A former top-ranking State Department official is set to plead guilty for improperly helping a wealthy Gulf country try to influence U.S. policy and not disclosing on a government ethics form gifts he received from a disgraced political fundraiser.
Court records filed earlier this month say that Richard G. Olson, who was the State Department’s special representative for Afghanistan and Pakistan at the end of the Obama administration, provided “aid and advice” to Qatar on lobbying activities in violation of a “revolving door” prohibition against such behavior for one year after leaving public service.
Olson, who also served as U.S. ambassador to Pakistan and the United Arab Emirates, indicated in a signed filing earlier this month he intends to plead guilty. It’s unclear if he’s cooperating in other investigations.
The case represents one of the more high-profile efforts by the Justice Department in recent years to crack down on unreported or illegal influence campaigns funded by foreign governments aimed at altering U.S. policy.
Federal prosecutors also said that while at the State Department, Olson failed to disclose certain financial benefits he received from a California businessman named Imaad Zuberi. Once a major political donor, Zuberi is now serving a 12 year prison sentence for funneling illegal campaign contributions to politicos in both major parties and then peddling the resulting influence to foreign governments. The new court records do not use Zuberi’s name, but The Associated Press was able to identify him based on court filings in other cases, letters a Zuberi representative has sent to Congress, and interviews with Zuberi associates.
Neither the Justice Department or Olson’s attorney immediately returned requests for comment.
Shortly after Olson left the State Department, several Gulf countries, including Saudi Arabia and the UAE, launched a blockade against Qatar that sparked a massive spending spree in Washington on lobbying and other efforts to influence U.S. policy.
Olson, Zuberi and retired Marine four-star Gen.

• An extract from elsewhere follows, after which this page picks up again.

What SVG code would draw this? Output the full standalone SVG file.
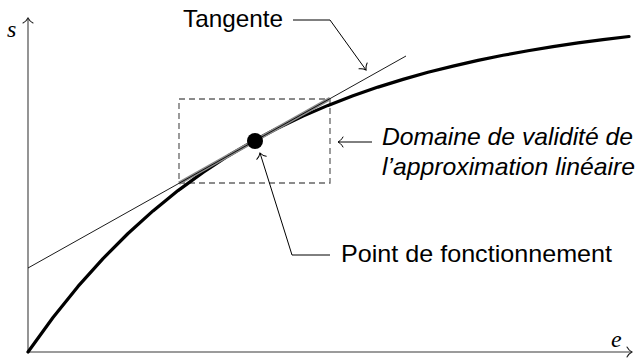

John Allen traveled to Doha early in the diplomatic crisis to meet with top Qatari officials and discuss ways of resolving the issue, according to court records and a statement Allen’s spokesman provided to the AP last year.
Federal prosecutors write in Olson’s newly filed court records that shortly after the June 2017 trip, Olson, Zuberi, a Qatari official and Allen, who is only identified as “Person 3,” met with several Congressmen “for the purpose of convincing the U.S. lawmakers to support Qatar rather than its regional rivals in the Gulf Diplomatic Crisis.”
Emails that Zuberi’s representative submitted in a letter to Congress also show that Zuberi pushed for Olson and Allen to accompany Qatari officials to a White House meeting with then-National Security Advisor H.R. McMaster.
“We should shift this conversation to WhatsApp,” Allen replied. “I’ll let Rick speak for himself regarding his legal restrictions in dealing with the (U.S. Government).”
Allen, who is now president of the influential Brookings Institute think tank, told the AP last year that White House officials were aware of and supported his efforts to revolve the crisis as a private citizen.
“General Allen has never acted as an agent of the Qatari government,” his spokesman, Beau Phillips, said in a statement last year.
The newly filed court documents also show that Olson worked with Zuberi to win U.S. government approval for a preclearance facility at the Doha airport, which would allow U.S.-bound passengers to clear customs before they left Qatar.
Such approval would expand the number of U.S. cities the Doha airport could serve and give it an advantage over competitors in the Gulf, prosecutors said. As ambassador, Olson had worked to establish a preclearance facility at the Abu Dhabi International Airport in the UAE.
Zuberi became notorious for courting lawmakers and diplomats like Olson. In 2015, prosecutors said, Zuberi paid for Olson’s trip from New Mexico to London, where the then-ambassador met with Esam Janahi, a Bahraini businessman who offered Olson a one-year contract worth $300,000 a year. Janahi was not named in Olson’s court records, but the AP identified him through separate court filings and other records.
Zuberi detailed that aspect of his relationship with Olson last year in letters to members of Congress, in which a former federal law enforcement officer hired by Zuberi cited a host of irregularities in the fundraiser’s prosecution and described his lengthy prison sentence as a “miscarriage of justice.”